APD is often missed because it can occur alongside or mimic symptoms of other disorders such as dyslexia, autism, ADD, ADHD, and other behavioral disorders.
What is Auditory Processing Disorder (APD)?
Auditory processing is how your brain interprets the sounds you hear every day into something that makes sense to your mind. It involves 4 major steps: detection, discrimination, identification, and comprehension. Auditory Processing Disorder (also known as Central Auditory Processing Disorder or CAPD) is a difficulty with one or more of these steps making it more difficult to “hear” or understand sound and speech. For many children and adults with APD, hearing test results are within normal limits and there is no diagnosis of hearing loss. This disorder affects approximately 20% of school-aged children as well as adults of all ages. It is common for younger and middle-aged adults to notice symptoms of APD in specific listening situations such as the college classroom, work, and social environments, and realize later in life the struggles they had growing up.

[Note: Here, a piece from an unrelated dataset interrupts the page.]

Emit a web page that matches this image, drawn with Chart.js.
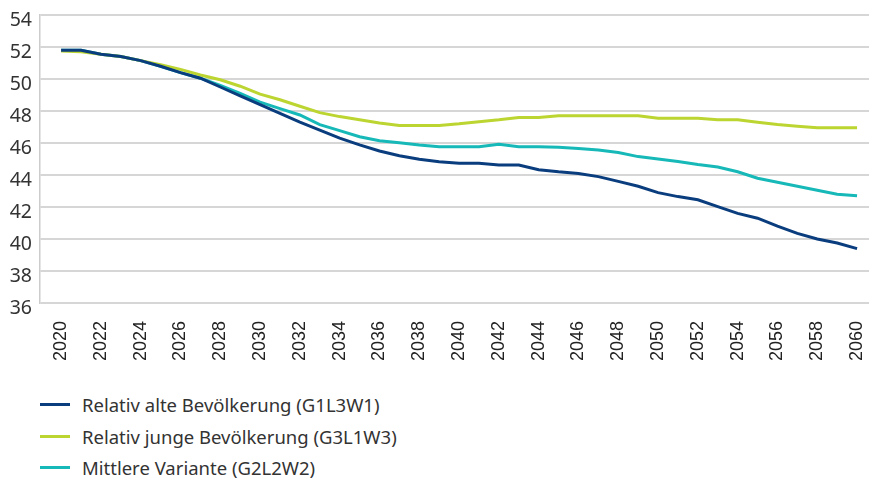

APD is often missed because it can occur alongside or mimic other disorders such as dyslexia, autism, ADD, ADHD, behavioral disorders or symptoms like poor attention, not following directions, and general learning disabilities. In more challenging environments like a dynamic classroom, the playground, or other social settings, children are less likely to “hear” what is being said and may miss some words or instructions altogether. It can be difficult for children to recognize that they have an issue. Therefore, it is important for parents, teachers and others to know how to spot symptoms of APD.
Symptoms and Diagnosing
Signs of APD
Auditory Processing Disorder (APD) cases can range from mild to severe. Symptoms include difficulties with:
- Following directions
- Learning to spell, read, reading comprehension, and/or write
- Remembering auditory information
- Organization of numbers
- Knowing where sound is coming from
- Following or understanding telephone conversations
- Following long conversations
- Taking notes
- Understanding accents
- Technical information where language is novel or unfamiliar
- Social issues—difficulty "reading" others/pragmatic communication issues
- Consistent delay in responses
Symptoms of APD in Children
If you believe that a child may have APD, there are a few questions to consider:
- Is the child easily distracted?
- Are noisy environments distracting or upsetting?
- Does the child's behavior improve in quieter settings?
- Does the child have trouble following directions, whether simple or complicated?
- Does the child have reading, spelling, or writing difficulties?
- Is the child disorganized or forgetful?
- Are conversations difficult for the child to follow?
If you recognize any of the behaviors listed above to be true in your child, yourself, a loved one, a student, or a client, it is important to request an appointment.
Diagnosis of APD
We are currently equipped to test and treat children cognitively 5 years of age or older.
- A parent or adult interview is conducted as to understand the difficulties that the individual is having.
- A hearing evaluation including middle ear assessment is first required in order to confirm hearing status.
- APD Assessment includes Words in Quiet, Words in Noise, Staggered Spondaic Words, and Phonemic Synthesis. Additional tests are performed based on individual's performance. (A different screening/test battery is performed for children 6.5 and younger)
- Scoring comparing scores with normative data for patient's age.
- Thorough report writing based on the individual's needs. For school children, classroom recommendations and school letters are also provided.